The proposal comes on the heels of an EU survey asking citizens if they were for seasonal time changes. The citizenry responded with a resounding “nay.” Eighty-four percent of the record 4.6 million respondents said that they opposed the bi-annual time change.

"We are clearly heading toward smart cities, smart buildings and smart solutions which will bring much more savings than changes of the clock."

The concept was first proposed clear back in 1895 and was first implemented on a national basis in 1916 by Germany and Austria-Hungary. Other European nations soon followed, and the US partially adopted the standard in 1918, and then more fully implemented it during the 1970’s oil crisis to “conserve” energy.

The thought was to use more light during the day to cut back on electricity usage. During the early days, it was found to only conserve about one percent of energy consumption.
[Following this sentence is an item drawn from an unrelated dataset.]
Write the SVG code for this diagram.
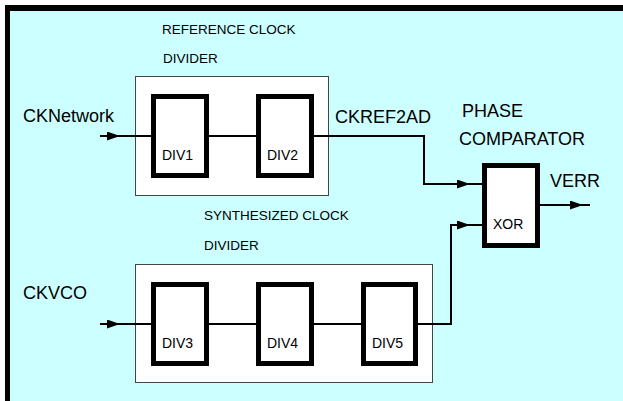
<svg xmlns="http://www.w3.org/2000/svg" width="623" height="401" viewBox="0 0 623 401">
<style>
.t{font-family:"Liberation Sans",Arial,sans-serif;fill:#000}
.big{font-size:18px}
.small{font-size:13.5px}
.div{font-size:14px}
.grp{fill:#fff;stroke:#444;stroke-width:1}
.blk{fill:#fff;stroke:#000;stroke-width:5}
.w{fill:none;stroke:#000;stroke-width:2}
</style>
<defs>
<marker id="ah" markerUnits="userSpaceOnUse" markerWidth="14" markerHeight="10" refX="13" refY="4.5" orient="auto">
<path d="M0,0 L13,4.5 L0,9 z" fill="#000"/>
</marker>
</defs>
<rect x="0" y="0" width="623" height="401" fill="#fff"/>
<rect x="10" y="11" width="613" height="390" fill="#ccffff"/>
<rect x="5" y="5" width="618" height="6" fill="#000"/>
<rect x="5" y="5" width="5" height="396" fill="#000"/>

<g id="labels">
<text class="t small" x="162" y="34">REFERENCE CLOCK</text>
<text class="t small" x="163" y="63">DIVIDER</text>
<text class="t small" x="204" y="220">SYNTHESIZED CLOCK</text>
<text class="t small" x="204" y="250">DIVIDER</text>
<text class="t big" x="23" y="122">CKNetwork</text>
<text class="t big" x="23" y="299">CKVCO</text>
<text class="t big" x="335" y="123">CKREF2AD</text>
<text class="t big" x="462" y="117">PHASE</text>
<text class="t big" x="459" y="145">COMPARATOR</text>
<text class="t big" x="550" y="187">VERR</text>
</g>

<g id="refDivider"><rect class="grp" x="135.5" y="76.5" width="193" height="119"/></g>
<g id="synDivider"><rect class="grp" x="135.5" y="264.5" width="297" height="118"/></g>

<g id="connectors">
<path class="w" d="M100,136 L120,136" marker-end="url(#ah)"/>
<path class="w" d="M119,136 L152,136"/>
<path class="w" d="M208,136 L257,136"/>
<path class="w" d="M313,136 L424,136 L424,184 L470,184" marker-end="url(#ah)"/>
<path class="w" d="M469,184 L482,184"/>
<path class="w" d="M100,324 L120,324" marker-end="url(#ah)"/>
<path class="w" d="M119,324 L152,324"/>
<path class="w" d="M208,324 L257,324"/>
<path class="w" d="M313,324 L362,324"/>
<path class="w" d="M417,324 L451,324 L451,225 L470,225" marker-end="url(#ah)"/>
<path class="w" d="M469,225 L482,225"/>
<path class="w" d="M540,205 L583,205" marker-end="url(#ah)"/>
<path class="w" d="M582,205 L590,205"/>
</g>

<g id="div1"><rect class="blk" x="153.5" y="96.5" width="53" height="79"/><text class="t div" x="162" y="160">DIV1</text></g>
<g id="div2"><rect class="blk" x="258.5" y="96.5" width="53" height="79"/><text class="t div" x="267" y="160">DIV2</text></g>
<g id="div3"><rect class="blk" x="153.5" y="284.5" width="53" height="79"/><text class="t div" x="162" y="348">DIV3</text></g>
<g id="div4"><rect class="blk" x="258.5" y="284.5" width="53" height="79"/><text class="t div" x="267" y="348">DIV4</text></g>
<g id="div5"><rect class="blk" x="363.5" y="284.5" width="52" height="79"/><text class="t div" x="372" y="348">DIV5</text></g>
<g id="xor"><rect class="blk" x="484.5" y="165.5" width="53" height="80"/><text class="t div" x="493" y="229">XOR</text></g>
</svg>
More recent studies between regions that observe DST and areas that stay on standard time show no observable energy savings at all.

Indeed, it is the Commission’s opinion that daylight saving time has outlived its usefulness.

“Newer studies confirm that the energy savings are nowadays marginal,” said Commission Vice-President Maros Sefcovic. “We are clearly heading toward smart cities, smart buildings and smart solutions which will bring much more savings than changes of the clock.”

Now if the United States would just follow the EU’s lead, maybe we could all stop worrying about a 100-year-old rule requiring us to change our clocks twice a year. What do you think?